Biographical sketch. Microfilm of typescript, positive, partial reel. 3 pp.
Born in Uxbridge, Massachusetts, son of Ezekiel Johnson and Bethiah Garnzey. His wife, Julia Hills, daughter of Joseph Hills and Esther Ellis, was born at Upton, Massachusetts. Marriage; family data and activities; conversion of Julia Johnson and her children in 1832; associations with Joseph Smith.
Our Pioneer Heritage, Vol. 11, p.560About this time Ezekiel Johnson sold the family home in Pomfret and moved to Chicago, Illinois, where he bought a tract of land and wrote a letter to his family, but through the uncertainty of the mails the letter was lost. Mother Julia, not hearing from her husband, joined the Saints in Kirtland where she met the Prophet Joseph Smith for the first time. Here the members of the family who had been baptized received their patriarchal blessings under the hands of Joseph Smith, Sr. In Kirtland, Julia Ann met Almon again, and their mutual admiration ripened into love and they were married in 1833. Almon W. Babbitt, with his wife Julia Ann, was called on a mission to Pleasant Garden, Indiana, where they organized a branch of the Church. Later they labored with great success in Pennsylvania, and Canada, making many converts. Soon they returned to Kirtland. Julia's brother Benjamin, upon his return from a mission made his home with the Babbitts. While there, he met his future wife, Melissa B. LeBaron, an heiress, who was a close friend of Julia Ann.
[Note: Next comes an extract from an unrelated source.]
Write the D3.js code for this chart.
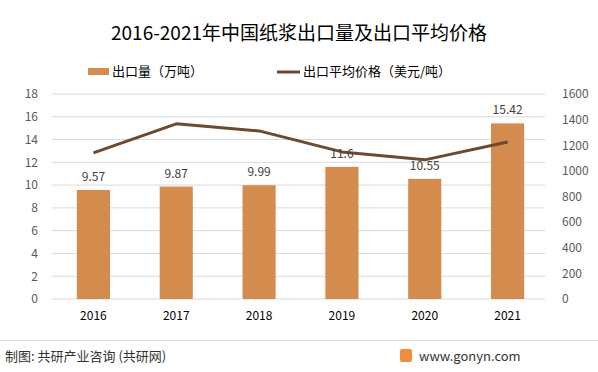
<!DOCTYPE html>
<html>
<head>
<meta charset="utf-8">
<script src="https://cdn.jsdelivr.net/npm/d3@7"></script>
<style>
  body { margin: 0; background: #fff; }
  text { font-family: "Noto Sans CJK SC", "Noto Sans", sans-serif; }
</style>
</head>
<body>
<div id="chart"></div>
<script>
const years = ['2016', '2017', '2018', '2019', '2020', '2021'];
const exportVolume = [9.57, 9.87, 9.99, 11.6, 10.55, 15.42];
const avgPrice = [1140, 1367, 1312, 1148, 1086, 1226];
const leftTicks = [0, 2, 4, 6, 8, 10, 12, 14, 16, 18];
const rightTicks = [0, 200, 400, 600, 800, 1000, 1200, 1400, 1600];

const width = 598;
const height = 372;
const margin = { top: 94, right: 50, bottom: 73, left: 52 };

const svg = d3.select('#chart')
  .append('svg')
  .attr('width', width)
  .attr('height', height);

const x = d3.scaleBand()
  .domain(years)
  .range([margin.left, width - margin.right + 1])
  .paddingInner(0.6)
  .paddingOuter(0.3);

const y = d3.scaleLinear()
  .domain([0, 18])
  .range([height - margin.bottom, margin.top]);

const y2 = d3.scaleLinear()
  .domain([0, 1600])
  .range([height - margin.bottom, margin.top]);

// gridlines
svg.append('g')
  .selectAll('line')
  .data(leftTicks)
  .enter()
  .append('line')
  .attr('x1', margin.left)
  .attr('x2', width - margin.right - 3)
  .attr('y1', d => y(d))
  .attr('y2', d => y(d))
  .attr('stroke', '#d9d9d9')
  .attr('stroke-width', 1);

// left axis
svg.append('g')
  .attr('transform', `translate(${margin.left - 14},0)`)
  .call(d3.axisLeft(y).tickValues(leftTicks).tickSize(0).tickPadding(0))
  .call(g => g.select('.domain').remove())
  .selectAll('text')
  .attr('font-size', '12px')
  .attr('fill', '#595959');

// right axis
svg.append('g')
  .attr('transform', `translate(${width - margin.right + 14},0)`)
  .call(d3.axisRight(y2).tickValues(rightTicks).tickFormat(d3.format('d')).tickSize(0).tickPadding(0))
  .call(g => g.select('.domain').remove())
  .selectAll('text')
  .attr('font-size', '12px')
  .attr('fill', '#595959');

// x axis labels
svg.append('g')
  .attr('transform', `translate(0,${height - margin.bottom + 8})`)
  .call(d3.axisBottom(x).tickSize(0).tickPadding(4))
  .call(g => g.select('.domain').remove())
  .selectAll('text')
  .attr('font-size', '12px')
  .attr('fill', '#000');

// bars
svg.selectAll('.bar')
  .data(exportVolume)
  .enter()
  .append('rect')
  .attr('x', (d, i) => x(years[i]))
  .attr('y', d => y(d))
  .attr('width', x.bandwidth())
  .attr('height', d => y(0) - y(d))
  .attr('fill', '#d48c4e');

// line
const line = d3.line()
  .x((d, i) => x(years[i]) + x.bandwidth() / 2)
  .y(d => y2(d));

svg.append('path')
  .datum(avgPrice)
  .attr('fill', 'none')
  .attr('stroke', '#6b4a30')
  .attr('stroke-width', 3)
  .attr('stroke-linejoin', 'round')
  .attr('d', line);

// bar labels
svg.selectAll('.label')
  .data(exportVolume)
  .enter()
  .append('text')
  .attr('x', (d, i) => x(years[i]) + x.bandwidth() / 2)
  .attr('y', d => y(d) - 9)
  .attr('text-anchor', 'middle')
  .attr('font-size', '12px')
  .attr('fill', '#404040')
  .text(d => d);

// title
svg.append('text')
  .attr('x', 299)
  .attr('y', 40)
  .attr('text-anchor', 'middle')
  .attr('font-size', '19px')
  .attr('fill', '#000')
  .text('2016-2021年中国纸浆出口量及出口平均价格');

// legend
svg.append('rect')
  .attr('x', 88)
  .attr('y', 68)
  .attr('width', 21)
  .attr('height', 7)
  .attr('fill', '#d48c4e');

svg.append('text')
  .attr('x', 112)
  .attr('y', 76)
  .attr('font-size', '13px')
  .attr('fill', '#000')
  .text('出口量（万吨）');

svg.append('line')
  .attr('x1', 277)
  .attr('x2', 300)
  .attr('y1', 72)
  .attr('y2', 72)
  .attr('stroke', '#6b4a30')
  .attr('stroke-width', 3);

svg.append('text')
  .attr('x', 303)
  .attr('y', 76)
  .attr('font-size', '13px')
  .attr('fill', '#000')
  .text('出口平均价格（美元/吨）');

// footer
svg.append('line')
  .attr('x1', 0)
  .attr('x2', width)
  .attr('y1', 340.5)
  .attr('y2', 340.5)
  .attr('stroke', '#e0e0e0');

svg.append('text')
  .attr('x', 5)
  .attr('y', 361)
  .attr('font-size', '13px')
  .attr('fill', '#333')
  .text('制图: 共研产业咨询 (共研网)');

svg.append('rect')
  .attr('x', 400)
  .attr('y', 349)
  .attr('width', 12)
  .attr('height', 13)
  .attr('rx', 2)
  .attr('fill', '#f08c3c');

svg.append('text')
  .attr('x', 419)
  .attr('y', 361)
  .attr('font-size', '13px')
  .attr('fill', '#333')
  .text('www.gonyn.com');
</script>
</body>
</html>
After a short courtship they were married by Elder Almon W. Babbitt, and both the Babbitts accompanied the bride and groom to Rochester, New York, where the legacy left by her mother was claimed by Melissa.
Our Pioneer Heritage, Vol. 15, p.223My father, Ezekiel Johnson, was born at Oxbridge, Massachusetts, January 12, 1776. My mother's name was Julia Hills, born at Upton, Massachusetts, September 26, 1773. They were married at Grafton, Massachusetts January 12, 1801, and I was born at Grafton, Massachusetts March 23rd, 1802. When I was a small child my parents emigrated to the state of Vermont where they lived about nine years and in the year of 1813 my parents let me go with my Uncle Joel Hills, for whom I was named, to Newport in the state of Kentucky, on the opposite side of the Ohio River from Cincinnati. In the spring of 1815, my father came and took me to Pomphret, Chautauqua County, New York, where I lived with him until I was 21 years of age, March 23rd, 1823. I had little or no opportunity for education but was very religious from a small child, not daring to transgress the will of my parents or do the least thing I thought was wrong. I always attended religious meetings and studied my books by firelight after I had done my work.
PWJS Dean Jessee Notes p. 664
203. Ezekiel Johnson (1776-1848) was born at Uxbridge, Massachusetts. His twenty-one year-old daughter, Susan Ellen, died at Kirtland on March 16, 1836. (Family Group Records Collection.)
The Papers of Joseph Smith Vol. 2 By Dean C. Jessee p. 559
Johnson, Ezekiel (1776-1848), farmer, carpenter; born at Uxbridge, Worcester County, Massachusetts. Father of Joseph E. Johnson and Benjamin F. Married Julia Hills, 1801. Living at Pomfret, Chautauqua County, New York, by 1814. Opposed the conversion of his family to Mormonism but moved to Kirtland, Ohio, with them in 1833. Embittered over his family's conversion, he separated from his wife. Died at Nauvoo, Illinois. (Family Group Records Collection; Milas E. Johnson and Rolla V. Johnson, "The Johnson Pioneers of the West," 2:87-94, Typescript, BYU Library.)